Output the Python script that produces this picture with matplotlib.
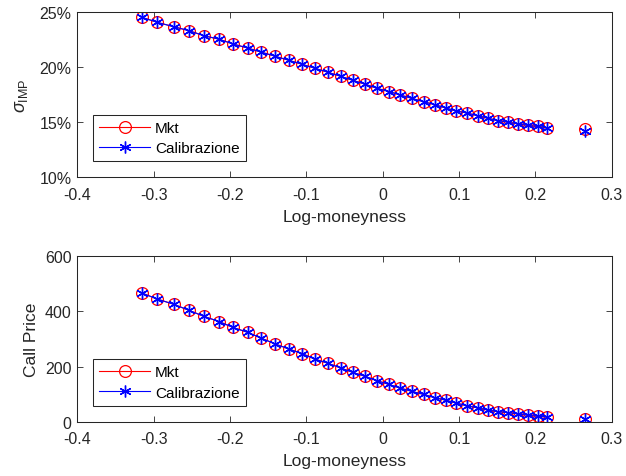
import matplotlib
matplotlib.use("Agg")
import matplotlib.pyplot as plt
from matplotlib.ticker import FuncFormatter

# Log-moneyness of the quoted strikes
log_moneyness = [
    -0.3157, -0.2953, -0.2738, -0.2537, -0.2341, -0.2140, -0.1961, -0.1768,
    -0.1590, -0.1407, -0.1231, -0.1053, -0.0887, -0.0717, -0.0550, -0.0393,
    -0.0236, -0.0075, 0.0083, 0.0231, 0.0380, 0.0537, 0.0685, 0.0825,
    0.0960, 0.1100, 0.1244, 0.1383, 0.1514, 0.1645, 0.1776, 0.1903,
    0.2030, 0.2156, 0.2646,
]

# Implied volatility (%): market quotes and calibrated model
vol_mkt = [
    24.55, 24.09, 23.69, 23.33, 22.87, 22.55, 22.12, 21.75,
    21.38, 21.00, 20.64, 20.27, 19.91, 19.55, 19.18, 18.82,
    18.48, 18.09, 17.80, 17.48, 17.18, 16.87, 16.60, 16.30,
    16.03, 15.85, 15.60, 15.36, 15.15, 15.00, 14.85, 14.72,
    14.62, 14.50, 14.39,
]
vol_cal = [
    24.55, 24.09, 23.69, 23.33, 22.87, 22.55, 22.12, 21.75,
    21.38, 21.00, 20.64, 20.27, 19.91, 19.55, 19.18, 18.82,
    18.48, 18.09, 17.80, 17.48, 17.18, 16.87, 16.60, 16.30,
    16.03, 15.85, 15.60, 15.36, 15.15, 15.00, 14.85, 14.72,
    14.62, 14.50, 14.22,
]

# Call prices: market and calibrated model
price_mkt = [
    467, 445, 426, 404, 382, 363, 342, 324,
    303, 282, 264, 247, 227, 212, 195, 179,
    165, 149, 135, 122, 110, 99, 87, 78,
    68, 58, 50, 42, 36, 33, 28, 23.5,
    20, 17, 8,
]
price_cal = list(price_mkt)

# The far out-of-the-money quote is shown on its own, not joined by the line
n_joined = 34

x_ticks = [-0.4, -0.3, -0.2, -0.1, 0, 0.1, 0.2, 0.3]
vol_ticks = [10, 15, 20, 25]
price_ticks = [0, 200, 400, 600]

plt.rcParams["font.family"] = ["Liberation Sans", "DejaVu Sans"]
plt.rcParams["mathtext.fontset"] = "custom"
plt.rcParams["mathtext.rm"] = "Liberation Sans"
plt.rcParams["mathtext.it"] = "Liberation Sans:italic"
plt.rcParams["axes.unicode_minus"] = False

TXT = "#262626"
W, H = 626, 477
fig = plt.figure(figsize=(W / 100, H / 100), dpi=100)

ax1 = fig.add_axes([77.3 / W, 1 - 178.3 / H, 534.4 / W, 165.0 / H])
ax2 = fig.add_axes([77.3 / W, 1 - 422.7 / H, 534.4 / W, 165.4 / H])


def style(ax):
    ax.tick_params(direction="in", length=4.5, width=0.6, colors=TXT,
                   labelsize=11.5, top=True, right=True)
    ax.tick_params(axis="x", pad=7)
    ax.tick_params(axis="y", pad=4)
    for s in ax.spines.values():
        s.set_color(TXT)
        s.set_linewidth(0.75)
    ax.set_xlim(-0.4, 0.3)
    ax.set_xticks(x_ticks)
    ax.xaxis.set_major_formatter(FuncFormatter(lambda v, p: f"{v:g}"))
    ax.set_xlabel("Log-moneyness", fontsize=12.5, color=TXT, labelpad=5)


def draw(ax, y_mkt, y_cal):
    mkt_style = dict(color="red", lw=0.8, marker="o", ms=8.5, mfc="none",
                     mec="red", mew=0.9)
    cal_style = dict(color="blue", lw=0.8, marker=(6, 2, 0), ms=8.5,
                     mec="blue", mew=1.0)
    ax.plot(log_moneyness[:n_joined], y_mkt[:n_joined], label="Mkt", **mkt_style)
    ax.plot(log_moneyness[n_joined:], y_mkt[n_joined:], ls="none",
            **{k: v for k, v in mkt_style.items() if k != "lw"})
    ax.plot(log_moneyness[:n_joined], y_cal[:n_joined], label="Calibrazione",
            **cal_style)
    ax.plot(log_moneyness[n_joined:], y_cal[n_joined:], ls="none",
            **{k: v for k, v in cal_style.items() if k != "lw"})
    leg = ax.legend(loc="lower left", bbox_to_anchor=(16.0 / 534.4, 16.0 / 165.0),
                    fontsize=11, frameon=True, fancybox=False, framealpha=1,
                    edgecolor=TXT, borderpad=0.4, handlelength=3.3,
                    handletextpad=0.35, labelspacing=0.4, borderaxespad=0)
    leg.get_frame().set_linewidth(0.75)
    for t in leg.get_texts():
        t.set_color("black")


draw(ax1, vol_mkt, vol_cal)
style(ax1)
ax1.set_ylim(10, 25)
ax1.set_yticks(vol_ticks)
ax1.yaxis.set_major_formatter(FuncFormatter(lambda v, p: f"{v:g}%"))
ax1.set_ylabel(r"$\sigma_{\mathrm{IMP}}$", fontsize=13, color=TXT, labelpad=7)

draw(ax2, price_mkt, price_cal)
style(ax2)
ax2.set_ylim(0, 600)
ax2.set_yticks(price_ticks)
ax2.set_ylabel("Call Price", fontsize=12.5, color=TXT, labelpad=4)

fig.savefig("out.png", dpi=100, facecolor="white")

**Aim:** Repeat the listing above up to and including the line with "from matplotlib.ticker import FuncFormatter", starting from its first line. Drop any pictures.

**Result for this exercise:**
Output the Python script that produces this picture with matplotlib.
import matplotlib
matplotlib.use("Agg")
import matplotlib.pyplot as plt
from matplotlib.ticker import FuncFormatter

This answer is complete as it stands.